[Collected data]
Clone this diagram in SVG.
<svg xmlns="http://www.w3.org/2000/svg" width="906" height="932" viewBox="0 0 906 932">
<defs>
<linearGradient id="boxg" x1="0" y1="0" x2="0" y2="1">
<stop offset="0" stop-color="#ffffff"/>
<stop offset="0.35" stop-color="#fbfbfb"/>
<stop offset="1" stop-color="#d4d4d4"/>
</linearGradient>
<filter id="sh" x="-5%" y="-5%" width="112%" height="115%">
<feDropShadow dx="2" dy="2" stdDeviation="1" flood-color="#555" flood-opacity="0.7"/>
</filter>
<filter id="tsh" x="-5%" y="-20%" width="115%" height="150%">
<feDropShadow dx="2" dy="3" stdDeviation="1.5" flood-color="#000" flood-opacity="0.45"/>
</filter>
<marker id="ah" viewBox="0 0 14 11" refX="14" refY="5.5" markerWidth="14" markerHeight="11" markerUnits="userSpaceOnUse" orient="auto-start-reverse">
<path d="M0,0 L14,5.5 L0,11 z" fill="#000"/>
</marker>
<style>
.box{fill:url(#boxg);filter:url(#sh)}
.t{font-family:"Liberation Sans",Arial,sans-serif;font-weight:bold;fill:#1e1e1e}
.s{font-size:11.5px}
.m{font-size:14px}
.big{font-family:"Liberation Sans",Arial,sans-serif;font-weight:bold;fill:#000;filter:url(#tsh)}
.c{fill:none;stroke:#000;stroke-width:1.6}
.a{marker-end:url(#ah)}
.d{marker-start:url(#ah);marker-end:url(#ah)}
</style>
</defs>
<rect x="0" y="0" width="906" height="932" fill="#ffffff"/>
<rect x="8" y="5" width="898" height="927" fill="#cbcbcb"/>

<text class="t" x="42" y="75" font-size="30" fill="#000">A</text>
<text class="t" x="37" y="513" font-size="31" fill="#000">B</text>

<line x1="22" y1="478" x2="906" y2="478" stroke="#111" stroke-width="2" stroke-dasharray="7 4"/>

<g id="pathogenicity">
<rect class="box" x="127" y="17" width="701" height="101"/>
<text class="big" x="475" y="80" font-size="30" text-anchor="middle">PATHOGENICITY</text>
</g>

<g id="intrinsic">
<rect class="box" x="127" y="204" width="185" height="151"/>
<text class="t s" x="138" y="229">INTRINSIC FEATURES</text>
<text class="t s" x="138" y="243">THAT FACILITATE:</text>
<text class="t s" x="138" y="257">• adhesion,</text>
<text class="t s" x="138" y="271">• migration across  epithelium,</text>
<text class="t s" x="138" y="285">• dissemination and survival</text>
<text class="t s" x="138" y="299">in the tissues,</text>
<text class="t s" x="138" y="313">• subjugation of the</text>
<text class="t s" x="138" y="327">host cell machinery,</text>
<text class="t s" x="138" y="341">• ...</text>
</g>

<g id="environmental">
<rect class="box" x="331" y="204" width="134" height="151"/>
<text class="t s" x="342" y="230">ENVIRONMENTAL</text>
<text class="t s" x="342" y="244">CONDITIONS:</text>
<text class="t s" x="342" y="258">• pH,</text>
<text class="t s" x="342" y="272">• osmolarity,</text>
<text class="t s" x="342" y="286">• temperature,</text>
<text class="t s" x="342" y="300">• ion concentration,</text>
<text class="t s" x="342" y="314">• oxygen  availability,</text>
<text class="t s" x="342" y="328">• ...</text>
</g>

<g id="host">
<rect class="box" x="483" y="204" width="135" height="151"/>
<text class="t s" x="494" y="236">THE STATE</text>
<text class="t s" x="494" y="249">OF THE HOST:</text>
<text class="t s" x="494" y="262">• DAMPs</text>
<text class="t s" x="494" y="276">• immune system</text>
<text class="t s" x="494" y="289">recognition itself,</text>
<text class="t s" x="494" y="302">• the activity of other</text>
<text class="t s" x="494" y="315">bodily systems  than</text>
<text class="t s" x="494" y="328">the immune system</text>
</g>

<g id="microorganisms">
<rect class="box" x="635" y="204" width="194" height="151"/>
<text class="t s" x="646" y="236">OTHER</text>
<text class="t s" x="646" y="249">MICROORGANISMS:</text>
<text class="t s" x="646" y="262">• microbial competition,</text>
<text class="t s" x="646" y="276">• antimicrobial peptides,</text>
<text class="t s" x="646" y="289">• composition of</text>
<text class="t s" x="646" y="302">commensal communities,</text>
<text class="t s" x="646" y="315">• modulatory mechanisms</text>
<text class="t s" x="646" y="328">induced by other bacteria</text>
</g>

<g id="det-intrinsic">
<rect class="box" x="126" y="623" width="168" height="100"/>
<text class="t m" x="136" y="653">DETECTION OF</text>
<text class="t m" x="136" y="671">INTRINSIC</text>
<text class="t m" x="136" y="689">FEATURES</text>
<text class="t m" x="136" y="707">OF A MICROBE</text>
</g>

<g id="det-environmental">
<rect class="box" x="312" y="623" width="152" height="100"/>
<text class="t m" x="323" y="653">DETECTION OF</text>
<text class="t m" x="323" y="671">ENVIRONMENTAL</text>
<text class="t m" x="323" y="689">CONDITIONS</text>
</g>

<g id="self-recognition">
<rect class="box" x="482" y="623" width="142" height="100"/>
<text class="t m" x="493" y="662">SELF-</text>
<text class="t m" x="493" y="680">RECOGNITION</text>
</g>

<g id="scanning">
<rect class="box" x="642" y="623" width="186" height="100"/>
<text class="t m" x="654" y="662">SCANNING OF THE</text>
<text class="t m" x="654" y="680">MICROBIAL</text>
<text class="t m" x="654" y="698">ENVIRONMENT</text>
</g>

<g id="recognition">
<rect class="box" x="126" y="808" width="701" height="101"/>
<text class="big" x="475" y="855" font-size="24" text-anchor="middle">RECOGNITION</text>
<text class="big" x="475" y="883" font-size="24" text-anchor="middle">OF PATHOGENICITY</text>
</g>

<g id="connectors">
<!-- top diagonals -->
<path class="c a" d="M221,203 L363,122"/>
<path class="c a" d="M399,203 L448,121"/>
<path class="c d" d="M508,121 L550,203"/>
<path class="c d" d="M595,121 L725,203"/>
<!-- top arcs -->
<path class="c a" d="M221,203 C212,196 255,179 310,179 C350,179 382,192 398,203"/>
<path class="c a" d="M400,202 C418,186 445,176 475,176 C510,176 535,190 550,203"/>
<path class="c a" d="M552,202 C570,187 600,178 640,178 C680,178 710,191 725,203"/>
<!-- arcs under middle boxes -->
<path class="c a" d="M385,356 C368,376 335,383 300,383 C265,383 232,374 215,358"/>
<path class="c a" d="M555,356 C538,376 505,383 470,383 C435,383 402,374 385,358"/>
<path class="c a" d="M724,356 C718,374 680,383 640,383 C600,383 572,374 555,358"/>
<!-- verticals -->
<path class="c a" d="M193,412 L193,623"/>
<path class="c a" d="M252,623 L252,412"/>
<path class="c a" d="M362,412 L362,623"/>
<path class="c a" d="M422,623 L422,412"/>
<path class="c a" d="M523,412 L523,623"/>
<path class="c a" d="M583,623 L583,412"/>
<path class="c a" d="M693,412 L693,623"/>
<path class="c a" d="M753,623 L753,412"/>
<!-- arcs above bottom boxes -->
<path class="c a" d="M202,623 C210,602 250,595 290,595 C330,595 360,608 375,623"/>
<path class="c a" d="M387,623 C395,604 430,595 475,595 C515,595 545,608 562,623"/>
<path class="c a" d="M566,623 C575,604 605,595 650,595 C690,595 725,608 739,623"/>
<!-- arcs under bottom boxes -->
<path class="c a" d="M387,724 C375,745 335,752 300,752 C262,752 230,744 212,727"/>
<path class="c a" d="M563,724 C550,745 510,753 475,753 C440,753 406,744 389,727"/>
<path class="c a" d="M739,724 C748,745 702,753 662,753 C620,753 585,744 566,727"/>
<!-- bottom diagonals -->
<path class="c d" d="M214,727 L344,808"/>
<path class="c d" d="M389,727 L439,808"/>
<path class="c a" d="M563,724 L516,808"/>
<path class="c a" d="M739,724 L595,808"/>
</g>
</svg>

--

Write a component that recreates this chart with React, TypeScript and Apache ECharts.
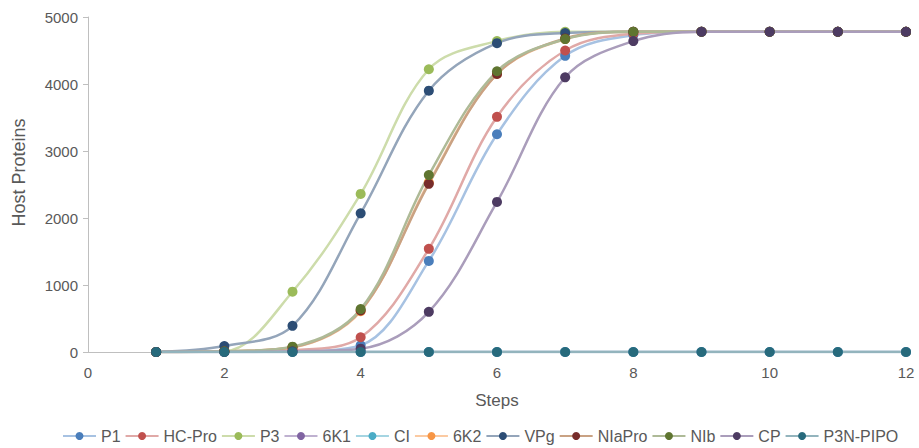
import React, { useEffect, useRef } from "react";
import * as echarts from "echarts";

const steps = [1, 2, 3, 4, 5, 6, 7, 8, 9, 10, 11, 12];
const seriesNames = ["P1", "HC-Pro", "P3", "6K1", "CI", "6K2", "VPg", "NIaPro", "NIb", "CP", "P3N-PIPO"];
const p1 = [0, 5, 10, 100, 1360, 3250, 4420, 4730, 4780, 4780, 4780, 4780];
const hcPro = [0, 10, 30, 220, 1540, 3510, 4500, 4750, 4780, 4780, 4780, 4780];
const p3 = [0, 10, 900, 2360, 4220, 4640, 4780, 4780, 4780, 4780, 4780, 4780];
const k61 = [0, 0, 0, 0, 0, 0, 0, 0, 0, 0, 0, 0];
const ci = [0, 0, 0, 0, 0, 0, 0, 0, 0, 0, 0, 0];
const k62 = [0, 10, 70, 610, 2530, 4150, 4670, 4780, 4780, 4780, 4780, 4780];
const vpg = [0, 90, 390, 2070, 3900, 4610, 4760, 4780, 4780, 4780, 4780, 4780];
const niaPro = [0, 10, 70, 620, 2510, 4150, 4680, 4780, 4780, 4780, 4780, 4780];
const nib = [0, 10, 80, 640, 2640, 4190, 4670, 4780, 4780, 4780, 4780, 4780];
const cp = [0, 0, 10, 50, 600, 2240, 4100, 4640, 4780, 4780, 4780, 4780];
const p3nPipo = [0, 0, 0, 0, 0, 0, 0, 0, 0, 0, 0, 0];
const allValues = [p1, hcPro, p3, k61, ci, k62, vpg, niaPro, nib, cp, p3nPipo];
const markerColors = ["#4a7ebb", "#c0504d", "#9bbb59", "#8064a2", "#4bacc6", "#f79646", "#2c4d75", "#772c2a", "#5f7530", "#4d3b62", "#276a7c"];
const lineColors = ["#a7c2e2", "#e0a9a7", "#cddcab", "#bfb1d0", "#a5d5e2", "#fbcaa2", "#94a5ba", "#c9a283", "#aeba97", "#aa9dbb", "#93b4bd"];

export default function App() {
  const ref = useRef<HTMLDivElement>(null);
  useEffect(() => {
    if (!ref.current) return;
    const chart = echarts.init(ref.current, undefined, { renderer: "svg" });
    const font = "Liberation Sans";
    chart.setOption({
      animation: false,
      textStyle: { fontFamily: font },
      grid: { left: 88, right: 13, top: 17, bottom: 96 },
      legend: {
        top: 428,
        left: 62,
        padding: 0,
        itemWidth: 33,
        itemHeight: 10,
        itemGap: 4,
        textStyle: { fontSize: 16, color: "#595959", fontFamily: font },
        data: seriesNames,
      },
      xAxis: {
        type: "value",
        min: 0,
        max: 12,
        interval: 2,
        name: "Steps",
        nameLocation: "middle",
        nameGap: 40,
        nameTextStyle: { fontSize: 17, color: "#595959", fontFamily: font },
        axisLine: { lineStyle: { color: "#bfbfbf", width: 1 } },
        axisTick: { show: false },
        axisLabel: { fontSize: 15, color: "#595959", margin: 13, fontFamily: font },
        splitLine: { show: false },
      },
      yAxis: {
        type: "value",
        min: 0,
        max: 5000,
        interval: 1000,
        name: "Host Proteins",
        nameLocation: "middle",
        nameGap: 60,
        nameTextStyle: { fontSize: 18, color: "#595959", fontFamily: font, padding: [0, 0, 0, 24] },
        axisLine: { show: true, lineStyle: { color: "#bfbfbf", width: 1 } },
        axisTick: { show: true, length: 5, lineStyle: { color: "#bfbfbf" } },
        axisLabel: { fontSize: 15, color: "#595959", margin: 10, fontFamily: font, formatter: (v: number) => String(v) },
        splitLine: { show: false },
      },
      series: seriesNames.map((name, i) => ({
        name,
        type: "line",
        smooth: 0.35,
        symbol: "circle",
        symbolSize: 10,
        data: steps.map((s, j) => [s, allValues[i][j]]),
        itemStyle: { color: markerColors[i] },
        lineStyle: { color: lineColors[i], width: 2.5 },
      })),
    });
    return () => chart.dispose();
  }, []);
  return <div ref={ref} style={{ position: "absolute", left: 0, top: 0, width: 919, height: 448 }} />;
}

◆ What you should do: Starting at the line that contains "Write a component" and ending at the line that contains "import * as", give the lines again exactly. Do not include the pictures.

◆ Solution to the exercise:
Write a component that recreates this chart with React, TypeScript and Apache ECharts.
import React, { useEffect, useRef } from "react";
import * as echarts from "echarts";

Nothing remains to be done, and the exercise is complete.